This is the mail archive of the
gcc-bugs@gcc.gnu.org
mailing list for the GCC project.
[Bug target/82245] New: [x86] missed optimization: (int64_t) i32 << constant on 32-bit machines can combine shift + sign extension like on other arches
- From: "peter at cordes dot ca" <gcc-bugzilla at gcc dot gnu dot org>
- To: gcc-bugs at gcc dot gnu dot org
- Date: Tue, 19 Sep 2017 06:49:38 +0000
- Subject: [Bug target/82245] New: [x86] missed optimization: (int64_t) i32 << constant on 32-bit machines can combine shift + sign extension like on other arches
- Auto-submitted: auto-generated
https://gcc.gnu.org/bugzilla/show_bug.cgi?id=82245
Bug ID: 82245
Summary: [x86] missed optimization: (int64_t) i32 << constant
on 32-bit machines can combine shift + sign extension
like on other arches
Product: gcc
Version: 8.0
Status: UNCONFIRMED
Keywords: missed-optimization
Severity: normal
Priority: P3
Component: target
Assignee: unassigned at gcc dot gnu.org
Reporter: peter at cordes dot ca
Target Milestone: ---
Target: x86_64-*-*, i?86-*-*
#include <stdint.h>
int64_t shift64(int32_t a) {
return (int64_t)a << 5;
}
#ifdef __SIZEOF_INT128__
__int128 shift128(int64_t a) {
return (__int128)a << 5;
}
#endif
// https://godbolt.org/g/HsjpvV
gcc 8.0.0 20170918 -O3
shift128 on x86-64
movq %rdi, %r8
sarq $63, %rdi
movq %r8, %rax # could have just done cqto after this
movq %rdi, %rdx
shldq $5, %r8, %rdx
salq $5, %rax
ret
vs. clang 4.0: (clang -m32 uses gcc's strategy, but -m64 for __int128 is much
better):
## I think this is optimal
movq %rdi, %rax
shlq $5, %rax
sarq $59, %rdi # >>(64-5) to get the upper half of a<<5.
movq %rdi, %rdx
retq
On 32-bit, gcc does somewhat better, using cdq instead of mov + SAR:
shift64:
pushl %ebx # gcc7.x regression to push/pop ebx
movl 8(%esp), %eax
popl %ebx
cltd
shldl $5, %eax, %edx
sall $5, %eax
ret
SHLD r,r,imm is slow-ish on AMD (6 uops 3c latency), but gcc still uses it even
with -march=znver1. That tuning decision is separate: the optimal choice for
Intel doesn't involve SHLD either for this specific case.
------
This may be an x86-specific missed optimization, since gcc gets it right on
other arches:
shift128: # gcc6.3 on PowerPC64
mr 4,3
sldi 3,3,5
sradi 4,4,59
blr
I don't really know PPC64, but I think mr 4,3 is wasted.

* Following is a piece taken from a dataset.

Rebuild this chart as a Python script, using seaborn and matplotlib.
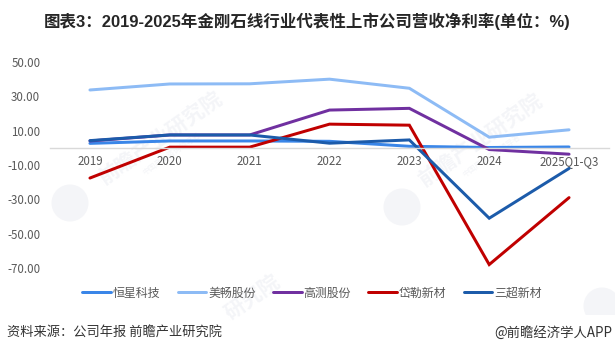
import matplotlib
matplotlib.use("Agg")
import matplotlib.pyplot as plt
from matplotlib.patches import Ellipse, Rectangle
import seaborn as sns
import pandas as pd

years = ["2019", "2020", "2021", "2022", "2023", "2024", "2025Q1-Q3"]
hengxing = [2.6, 4.0, 4.0, 3.8, 0.9, 0.2, 0.5]
meichang = [33.7, 37.2, 37.3, 40.0, 34.7, 6.2, 10.5]
gaoce = [4.0, 7.5, 7.5, 22.0, 23.0, -1.0, -3.7]
daile = [-17.6, 0.4, 0.4, 13.8, 13.2, -68.0, -29.0]
sanchao = [4.2, 7.5, 7.5, 2.7, 4.6, -41.0, -12.0]
names = ["恒星科技", "美畅股份", "高测股份", "岱勒新材", "三超新材"]
colors = ["#3A86E8", "#8DBBF5", "#7030A0", "#C00000", "#1C5BAA"]
yticks = [50, 30, 10, -10, -30, -50, -70]
title = "图表3：2019-2025年金刚石线行业代表性上市公司营收净利率(单位：%)"
source = "资料来源：公司年报 前瞻产业研究院"
credit = "@前瞻经济学人APP"
watermark = "前瞻产业研究院"
watermark_sub = "中国产业咨询领导者"
watermark_part = "研究院"

sns.set_theme(style="white")
plt.rcParams["font.family"] = ["Noto Sans CJK SC", "DejaVu Sans"]

W, H = 615, 354
fig = plt.figure(figsize=(W / 100, H / 100), dpi=100)
ax = fig.add_axes([50 / W, (H - 268) / H, 559 / W, 206 / H])

df = pd.DataFrame({
    "year": years * 5,
    "value": hengxing + meichang + gaoce + daile + sanchao,
    "company": [n for n in names for _ in years],
})
sns.lineplot(data=df, x="year", y="value", hue="company", hue_order=names,
             palette=colors, sort=False, linewidth=2.15, ax=ax, legend=True,
             solid_capstyle="round", solid_joinstyle="miter", errorbar=None)

ax.set_xlim(-0.5, 6.5)
ax.set_ylim(-70, 50)
ax.set_yticks(yticks)
ax.set_yticklabels([f"{v:.2f}" for v in yticks])
ax.set_xlabel("")
ax.set_ylabel("")
for s in ["top", "right", "left"]:
    ax.spines[s].set_visible(False)
ax.spines["bottom"].set_position(("data", 0))
ax.spines["bottom"].set_color("#D9D9D9")
ax.spines["bottom"].set_linewidth(1)
ax.tick_params(axis="x", length=0, pad=5, labelsize=8.3, labelcolor="#595959")
ax.tick_params(axis="y", length=0, pad=7, labelsize=8.3, labelcolor="#595959")
ax.patch.set_alpha(0)

handles, labels = ax.get_legend_handles_labels()
ax.legend(handles, labels, loc="center", bbox_to_anchor=(312 / W, (H - 293) / H),
          bbox_transform=fig.transFigure, ncol=5, frameon=False, fontsize=8.6,
          handlelength=2.4, handletextpad=0.15, columnspacing=1.45,
          labelcolor="#595959", borderpad=0)

# faint watermarks behind the chart
wm_color = "#F4F5F8"
for (x, y) in [(160, 138), (480, 140)]:
    fig.text(x / W, (H - y) / H, watermark, fontsize=15, color=wm_color, rotation=35,
             ha="center", va="center", zorder=-1, fontweight="bold")
    fig.text((x + 12) / W, (H - y - 16) / H, watermark_sub, fontsize=5.5, color=wm_color,
             rotation=35, ha="center", va="center", zorder=-1)
fig.text(252 / W, (H - 297) / H, watermark_part, fontsize=15, color=wm_color, rotation=35,
         ha="center", va="center", zorder=-1, fontweight="bold")
band = Rectangle((0, (H - 315) / H), 1, 315 / H, transform=fig.transFigure)
for (x, y) in [(70, 203), (402, 207), (602, 306)]:
    logo = Ellipse((x / W, (H - y) / H), 37 / W, 37 / H, transform=fig.transFigure,
                   facecolor=wm_color, edgecolor="none", zorder=-1)
    fig.add_artist(logo)
    logo.set_clip_path(band)

fig.text(307 / W, (H - 21) / H, title, ha="center", va="center", fontsize=11.85,
         fontweight="bold", color="#262626", family=["Liberation Sans", "Noto Sans CJK SC"])
fig.text(7 / W, (H - 332) / H, source, ha="left", va="center", fontsize=9.5, color="#333333")
fig.text(612 / W, (H - 333) / H, credit, ha="right", va="center", fontsize=9.6, color="#333333")

fig.savefig("out.png", dpi=100)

SRADI is a regular
64-bit arithmetic shift with one input and one output
(http://ps-2.kev009.com/tl/techlib/manuals/adoclib/aixassem/alangref/sradi.htm).
It could do
# hand-optimized for PPC64
sradi 4,3,59
sldi 3,3,5
blr
AArch64 gcc6.3 has the same missed optimization as PowerPC64:
shift128:
mov x1, x0 # wasted
lsl x0, x0, 5
asr x1, x1, 59
ret
shift64: # ARM32 gcc6.3 has the same problem
mov r1, r0 # wasted
lsl r0, r0, #5
asr r1, r1, #27
bx lr
(Sorry for testing with old gcc on non-x86, but Godbolt only keeps x86
compilers really up to date. gcc5.4 doesn't combine the shift and
sign-extension even on non-x86.)
gcc6.3 on x86 has the same output as current 8.0 / 7.2, except it avoids the
weird and useless push/pop of %ebx in 32-bit mode.